Yeah we never used cardboard after that lol.

Ok, so my parents would never take him to the vet. I could and would if necessary but I am genuinely worried about taking him. He used to be a big feisty bruiser who really gave the vet what for and he's so frail and fragile now.

thecatneuterer Sun 23-Feb-14 22:02:47

Well for his sake he needs to go. It may upset him for a few hours, but not nearly as much as being possibly ill and in pain. And the vets are used to dealing with difficult cats.

cozietoesie Sun 23-Feb-14 22:22:07

He has to go, msrisotto. It may be that the vet can identify a condition which can be treated - such as arthritis - and give him a better sunset time. Equally, if he's ill and in pain, the vet should establish any problems and advise you. Grit your teeth, get a proper carrier and do it.

RandomMess Sun 23-Feb-14 22:23:20

Better a day to early than a day too late sad

wellmoisturised Mon 24-Feb-14 10:19:30

Echoing what everyone else has said but yes he definitely needs to see the vet. I had my beautiful tabby boy put to sleep last November and even though I knew it was the right decision, it was all made that much easier by the guidance from my vet. I also had the same fears as you in that my boy hadn't been to the vets in years, not since he was a young cat and had his front paw stung by a bee, and to be neutered, so when he became Ill I had massive anxieties about taking him to the vet, but he coped marvellously well, he even had an overnight stay for fluids and an ultrasound, he was ridiculously pleased to see me when I picked him up but seemed unscathed by his experience, he was looked after very well at the vets.
I hope all goes well for your old cat, you will also feel better once he has been seen.

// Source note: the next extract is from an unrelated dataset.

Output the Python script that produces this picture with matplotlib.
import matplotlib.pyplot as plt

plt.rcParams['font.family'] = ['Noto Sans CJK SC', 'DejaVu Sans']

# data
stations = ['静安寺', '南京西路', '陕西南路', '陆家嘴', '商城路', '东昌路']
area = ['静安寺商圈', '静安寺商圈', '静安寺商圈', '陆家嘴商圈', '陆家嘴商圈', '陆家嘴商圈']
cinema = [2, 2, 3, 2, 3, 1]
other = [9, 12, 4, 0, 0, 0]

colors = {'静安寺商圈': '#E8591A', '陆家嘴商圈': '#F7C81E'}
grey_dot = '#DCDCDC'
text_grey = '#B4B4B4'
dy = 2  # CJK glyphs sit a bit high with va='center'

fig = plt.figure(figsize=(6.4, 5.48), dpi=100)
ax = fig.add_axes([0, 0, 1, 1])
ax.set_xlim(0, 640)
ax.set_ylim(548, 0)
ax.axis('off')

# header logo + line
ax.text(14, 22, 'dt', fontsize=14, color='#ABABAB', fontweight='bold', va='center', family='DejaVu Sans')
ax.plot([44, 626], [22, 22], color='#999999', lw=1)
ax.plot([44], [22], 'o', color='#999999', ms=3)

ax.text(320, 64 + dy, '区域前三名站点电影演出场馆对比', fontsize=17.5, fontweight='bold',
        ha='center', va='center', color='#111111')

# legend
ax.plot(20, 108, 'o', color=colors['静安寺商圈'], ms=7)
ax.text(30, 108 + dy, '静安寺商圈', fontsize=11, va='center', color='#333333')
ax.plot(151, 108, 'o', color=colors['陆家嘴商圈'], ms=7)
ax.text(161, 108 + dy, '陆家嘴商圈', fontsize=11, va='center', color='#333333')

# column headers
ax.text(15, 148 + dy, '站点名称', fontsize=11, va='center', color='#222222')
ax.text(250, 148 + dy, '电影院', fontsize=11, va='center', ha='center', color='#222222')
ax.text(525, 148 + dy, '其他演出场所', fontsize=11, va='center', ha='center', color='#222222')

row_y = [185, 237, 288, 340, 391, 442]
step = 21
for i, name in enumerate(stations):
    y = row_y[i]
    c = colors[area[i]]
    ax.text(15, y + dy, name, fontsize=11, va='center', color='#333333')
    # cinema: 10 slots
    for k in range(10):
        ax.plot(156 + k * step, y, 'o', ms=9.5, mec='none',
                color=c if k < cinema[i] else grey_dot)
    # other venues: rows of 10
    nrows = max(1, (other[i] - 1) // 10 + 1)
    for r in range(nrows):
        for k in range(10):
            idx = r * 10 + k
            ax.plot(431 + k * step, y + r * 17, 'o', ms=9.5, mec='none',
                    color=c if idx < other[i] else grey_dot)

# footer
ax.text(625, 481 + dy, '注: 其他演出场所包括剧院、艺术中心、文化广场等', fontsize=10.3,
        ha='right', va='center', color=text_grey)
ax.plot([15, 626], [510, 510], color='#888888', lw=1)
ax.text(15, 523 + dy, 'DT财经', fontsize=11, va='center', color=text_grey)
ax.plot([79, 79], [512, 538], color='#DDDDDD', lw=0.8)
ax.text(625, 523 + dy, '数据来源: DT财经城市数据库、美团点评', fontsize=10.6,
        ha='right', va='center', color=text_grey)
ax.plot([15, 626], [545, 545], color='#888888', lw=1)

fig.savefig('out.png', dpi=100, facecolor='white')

msrisotto Mon 24-Feb-14 11:11:38

I spoke to the vet on the phone today and they said that he'd have to go under general anaesthetic to have the matted fur shaved and that he is too old for that. She basically said bring him in and he'll be put down.

I'd sooner call the vet out to do that than have him suffer the trauma of being taken in.

wellmoisturised Mon 24-Feb-14 16:52:57

Sorry to hear that op, I think it is his time now, purely because he is not eating to well and cannot clean himself properly, you know how fastidious cats are with their grooming.
I took my boy into the surgery, but it was on a Sunday and the practice closed at 11 so I was able to go in then, so there wasn't any other people/pets there.if it had been a week day me and my husband had agreed that we would have the vet come and do it at home.

msrisotto Tue 25-Feb-14 17:28:54

He's eaten two sachets of wet food today. Sorry, I know you've all said to get him to the vet which most likely = put down but I just can't when he's eating again and plodding along like this.

cozietoesie Tue 25-Feb-14 17:34:09

Goodness, no need to be sorry - you're in a very very difficult situation. Is there any way you could cut some of the matts off without causing him distress?

What is your parents' view on his physical condition?

thecatneuterer Tue 25-Feb-14 17:39:09

What I personally would do in this situation is have the anaesthetic and get him sorted out. Yes there is a big risk, but he might well make it (and vets can do a lot to make anaesthetics safer these days). If he doesn't make it well really there's nothing lost and if he does then he might have many more happy years.

I'm absolutely not saying that this is what you should do, but it would be my personal choice. And one I have made before and all but one of the cats did in fact survive the anaesthesia.

Although if it really is just a case of matted fur, and not a tooth/mouth or other problem, then I might be tempted to leave it, but the only way to know that would be to take him to the vet.

cozietoesie Tue 25-Feb-14 17:43:33

For myself, I'd agree TCN - but my own vet is very active for older cats and would try her darnedest to make their life better in the event of a problem. It's just that matting can really cause them distress - even if just in the sense of having the mats pull on old skin and cause troubles.